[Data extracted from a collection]
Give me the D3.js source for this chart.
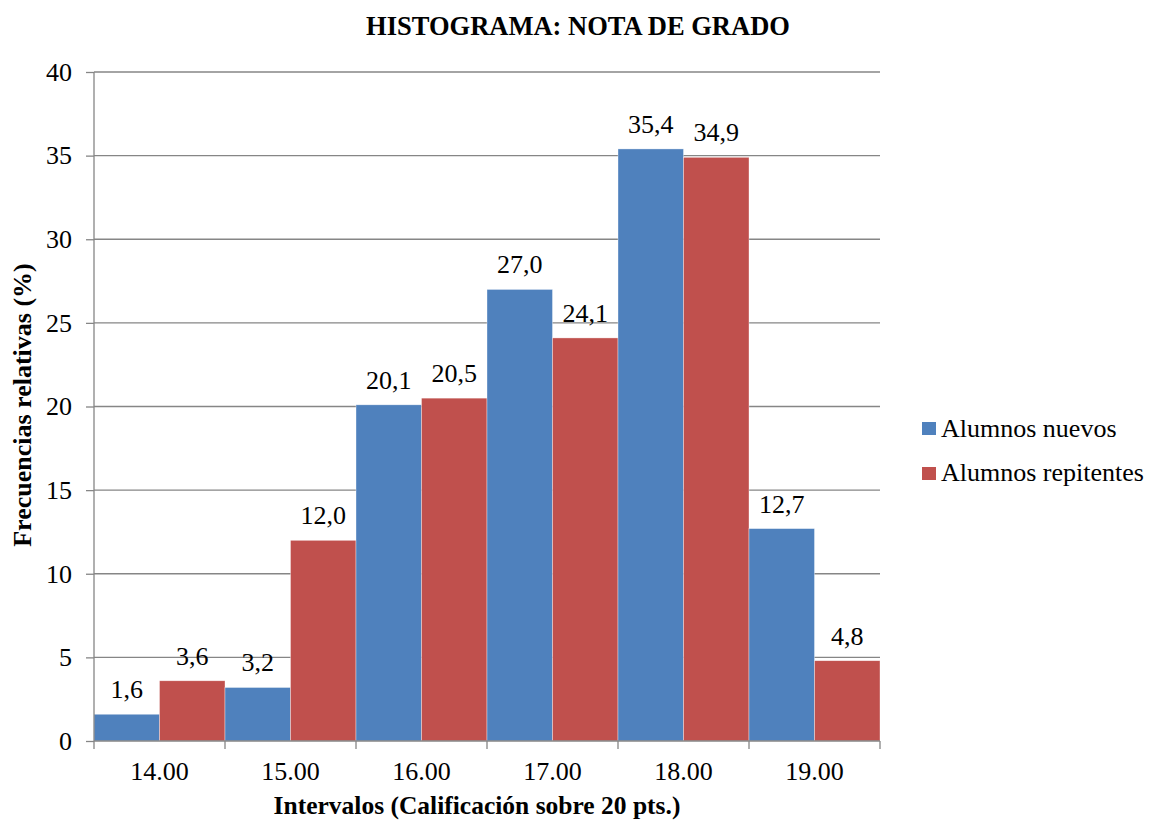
<!DOCTYPE html>
<html><head><meta charset="utf-8">
<script src="https://cdn.jsdelivr.net/npm/d3@7"></script>
<style>body{margin:0;background:#fff}</style>
</head><body>
<svg id="c" width="1151" height="822"></svg>
<script>
const categories = ["14.00","15.00","16.00","17.00","18.00","19.00"];
const seriesNames = ["Alumnos nuevos","Alumnos repitentes"];
const nuevos = [1.6, 3.2, 20.1, 27.0, 35.4, 12.7];
const repitentes = [3.6, 12.0, 20.5, 24.1, 34.9, 4.8];
const yTicks = [0,5,10,15,20,25,30,35,40];
const colors = ["#4F81BD","#C0504D"];

const svg = d3.select("#c");
const font = "'Liberation Serif','Times New Roman',serif";
const m = {left:94, right:880, top:72, bottom:741};
const x = d3.scaleBand().domain(categories).range([m.left,m.right]).padding(0);
const xs = d3.scaleBand().domain(seriesNames).range([0,x.bandwidth()]).padding(0);
const y = d3.scaleLinear().domain([0,40]).range([m.bottom,m.top]);

// gridlines
svg.append("g").selectAll("line").data(yTicks.filter(d=>d>0)).join("line")
  .attr("x1",m.left).attr("x2",m.right).attr("y1",d=>y(d)).attr("y2",d=>y(d))
  .attr("stroke","#868686").attr("stroke-width",1.3);

// bars
const data = categories.map((c,i)=>({c, vals:[nuevos[i],repitentes[i]]}));
const g = svg.append("g");
data.forEach(d=>{
  d.vals.forEach((v,j)=>{
    g.append("rect").attr("x",x(d.c)+xs(seriesNames[j])).attr("y",y(v))
      .attr("width",xs.bandwidth()).attr("height",y(0)-y(v))
      .attr("fill",colors[j]).attr("stroke","#fff").attr("stroke-width",0.6).attr("stroke-opacity",0.6);
    g.append("text").attr("x",x(d.c)+xs(seriesNames[j])+xs.bandwidth()/2).attr("y",y(v)-16)
      .attr("text-anchor","middle").attr("font-family",font).attr("font-size",26).attr("fill","#000")
      .text(v.toFixed(1).replace(".",","));
  });
});

// y axis
const ya = svg.append("g").attr("transform",`translate(${m.left},0)`)
  .call(d3.axisLeft(y).tickValues(yTicks).tickSize(8).tickPadding(14).tickFormat(d3.format("d")));
ya.select(".domain").attr("stroke","#868686").attr("stroke-width",1.3).attr("d",`M0,${m.top}V${m.bottom}`);
ya.selectAll(".tick line").attr("stroke","#868686").attr("stroke-width",1.3);
ya.selectAll("text").attr("font-family",font).attr("font-size",26).attr("fill","#000");

// x axis
const xa = svg.append("g").attr("transform",`translate(0,${m.bottom})`)
  .call(d3.axisBottom(x).tickSize(0).tickPadding(0));
xa.select(".domain").attr("stroke","#868686").attr("stroke-width",1.3).attr("d",`M${m.left},0H${m.right}`);
xa.selectAll("text").attr("font-family",font).attr("font-size",26).attr("fill","#000")
  .attr("dy",null).attr("y",39);
const bounds = categories.map(c=>x(c)).concat([m.right]);
svg.append("g").selectAll("line").data(bounds).join("line")
  .attr("x1",d=>d).attr("x2",d=>d).attr("y1",m.bottom).attr("y2",m.bottom+8)
  .attr("stroke","#868686").attr("stroke-width",1.3);

// titles
svg.append("text").attr("x",578).attr("y",35).attr("text-anchor","middle")
  .attr("font-family",font).attr("font-size",26.5).attr("font-weight","bold").text("HISTOGRAMA: NOTA DE GRADO");
svg.append("text").attr("x",477).attr("y",814).attr("text-anchor","middle")
  .attr("font-family",font).attr("font-size",25.5).attr("font-weight","bold").text("Intervalos (Calificación sobre 20 pts.)");
svg.append("text").attr("transform","translate(31,405) rotate(-90)").attr("text-anchor","middle")
  .attr("font-family",font).attr("font-size",26).attr("font-weight","bold").text("Frecuencias relativas (%)");

// legend
const lg = svg.append("g");
seriesNames.forEach((s,i)=>{
  lg.append("rect").attr("x",922).attr("y",422+i*45).attr("width",14).attr("height",13).attr("fill",colors[i]);
  lg.append("text").attr("x",941).attr("y",437+i*44).attr("font-family",font).attr("font-size",26).attr("fill","#000").text(s);
});
</script>
</body></html>
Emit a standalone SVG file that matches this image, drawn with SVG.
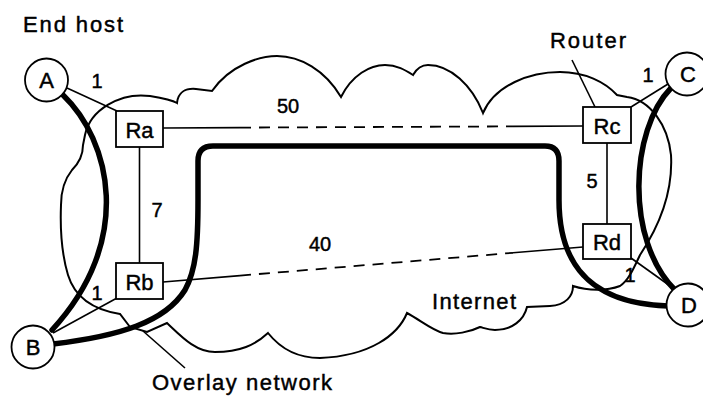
<svg xmlns="http://www.w3.org/2000/svg" width="703" height="397" viewBox="0 0 703 397">
<style>
text{font-family:"Liberation Sans",Arial,Helvetica,sans-serif;fill:#000;stroke:#000;stroke-width:0.45}
.lbl{font-size:22px}
.num{font-size:20px;text-anchor:middle}
.rt{font-size:22px;text-anchor:middle}
.ht{font-size:22px;text-anchor:middle}
.cloud{fill:none;stroke:#000;stroke-width:2;stroke-linejoin:miter}
.thin{fill:none;stroke:#000;stroke-width:1.6}
.dash{fill:none;stroke:#000;stroke-width:1.8;stroke-dasharray:11 8}
.thick{fill:none;stroke:#000;stroke-width:5.5;stroke-linecap:round}
.box{fill:#fff;stroke:#000;stroke-width:1.8}
.host{fill:#fff;stroke:#000;stroke-width:1.8}
</style>
<g id="internet-cloud">
<path class="cloud" d="M85,135 C90,110 120,92 150,96 C162,98 172,100 177,103 C178,93 185,88 196,89 L212,91 C230,65 260,56 277,56 C300,56 325,70 341,97 C352,75 370,65 385,65 C397,65 405,70 413,75 C417,68 422,65 428,65 C450,65 472,85 483,113 C495,85 530,72 560,72 C585,72 605,82 617,95 L627,97 C650,100 668,125 671,155 C673,190 660,225 640,255 C633,270 628,281 620,286 C607,291 588,291 573,286 C573,296 566,305 550,306 L527,307 C524,320 512,330 495,330 C488,330 484,328 480,327 C470,332 455,335 443,333 C432,330 420,320 407,313 C398,335 370,356 320,358 C298,358 280,348 268,333 C255,345 240,352 215,352 C195,352 180,335 167,323 L147,332 L130,327 L120,314 C95,310 75,298 68,275 C62,255 60,230 61,205 C61,190 64,180 72,170 C80,162 83,155 83,145 Z"/>
</g>
<g id="overlay">
<path class="thick" d="M63,95 C110,140 135,240 52,330"/>
<path class="thick" d="M53,344 C120,336 165,322 185,290 C196,270 198,245 198,200 L198,161 Q198,146 213,146 L545,146 Q559,146 559,161 L559,200 C559,250 577,303 668,306"/>
<path class="thick" d="M671,88 C630,130 625,240 675,290"/>
</g>
<g id="connectors">
<line class="thin" x1="67" y1="88" x2="117" y2="111"/>
<line class="thin" x1="53" y1="333" x2="117" y2="298"/>
<line class="thin" x1="668" y1="84" x2="631" y2="107"/>
<line class="thin" x1="631" y1="258" x2="673" y2="288"/>
<line class="thin" x1="139.5" y1="147" x2="139.5" y2="263"/>
<line class="thin" x1="607" y1="143" x2="607" y2="224"/>
<line class="thin" x1="163" y1="128" x2="240" y2="127.6"/>
<line class="dash" x1="240" y1="127.6" x2="513" y2="126.4"/>
<line class="thin" x1="513" y1="126.4" x2="583" y2="126"/>
<line class="thin" x1="163" y1="282" x2="240" y2="275.6"/>
<line class="dash" x1="240" y1="275.6" x2="513" y2="252.8"/>
<line class="thin" x1="513" y1="252.8" x2="583" y2="247"/>
<line class="thin" x1="572" y1="60" x2="595" y2="107"/>
<line class="thin" x1="143" y1="331" x2="185" y2="368"/>
</g>
<g id="Ra"><rect class="box" x="116" y="111" width="47" height="36"/><text class="rt" x="139.5" y="138">Ra</text></g>
<g id="Rb"><rect class="box" x="116" y="263" width="47" height="36"/><text class="rt" x="139.5" y="290">Rb</text></g>
<g id="Rc"><rect class="box" x="583" y="107" width="48" height="36"/><text class="rt" x="607" y="133.5">Rc</text></g>
<g id="Rd"><rect class="box" x="583" y="224" width="48" height="35"/><text class="rt" x="607" y="250">Rd</text></g>
<g id="A"><circle class="host" cx="46.5" cy="80" r="21.5"/><text class="ht" x="46.5" y="88">A</text></g>
<g id="B"><circle class="host" cx="33" cy="347" r="21.5"/><text class="ht" x="33" y="355">B</text></g>
<g id="C"><circle class="host" cx="687" cy="74" r="21.5"/><text class="ht" x="688" y="82">C</text></g>
<g id="D"><circle class="host" cx="688" cy="305" r="21.5"/><text class="ht" x="689" y="313">D</text></g>
<g id="labels">
<text class="lbl" x="23" y="32" textLength="100">End host</text>
<text class="lbl" x="550" y="48" textLength="76">Router</text>
<text class="lbl" x="152" y="390" textLength="180">Overlay network</text>
<text class="lbl" x="432" y="309" textLength="84">Internet</text>
<text class="num" x="97" y="88">1</text>
<text class="num" x="288" y="113">50</text>
<text class="num" x="157" y="217">7</text>
<text class="num" x="320" y="251">40</text>
<text class="num" x="592" y="188">5</text>
<text class="num" x="648" y="82">1</text>
<text class="num" x="630" y="282">1</text>
<text class="num" x="97" y="300">1</text>
</g>
</svg>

■ **What is expected**
Output exactly the span of lines from the top of the listing through the line holding "y = d3.scaleLinear().domain([0,40]).range([m.bottom,m.top]);", and leave every picture out.

■ **Written response**
Give me the D3.js source for this chart.
<!DOCTYPE html>
<html><head><meta charset="utf-8">
<script src="https://cdn.jsdelivr.net/npm/d3@7"></script>
<style>body{margin:0;background:#fff}</style>
</head><body>
<svg id="c" width="1151" height="822"></svg>
<script>
const categories = ["14.00","15.00","16.00","17.00","18.00","19.00"];
const seriesNames = ["Alumnos nuevos","Alumnos repitentes"];
const nuevos = [1.6, 3.2, 20.1, 27.0, 35.4, 12.7];
const repitentes = [3.6, 12.0, 20.5, 24.1, 34.9, 4.8];
const yTicks = [0,5,10,15,20,25,30,35,40];
const colors = ["#4F81BD","#C0504D"];

const svg = d3.select("#c");
const font = "'Liberation Serif','Times New Roman',serif";
const m = {left:94, right:880, top:72, bottom:741};
const x = d3.scaleBand().domain(categories).range([m.left,m.right]).padding(0);
const xs = d3.scaleBand().domain(seriesNames).range([0,x.bandwidth()]).padding(0);
const y = d3.scaleLinear().domain([0,40]).range([m.bottom,m.top]);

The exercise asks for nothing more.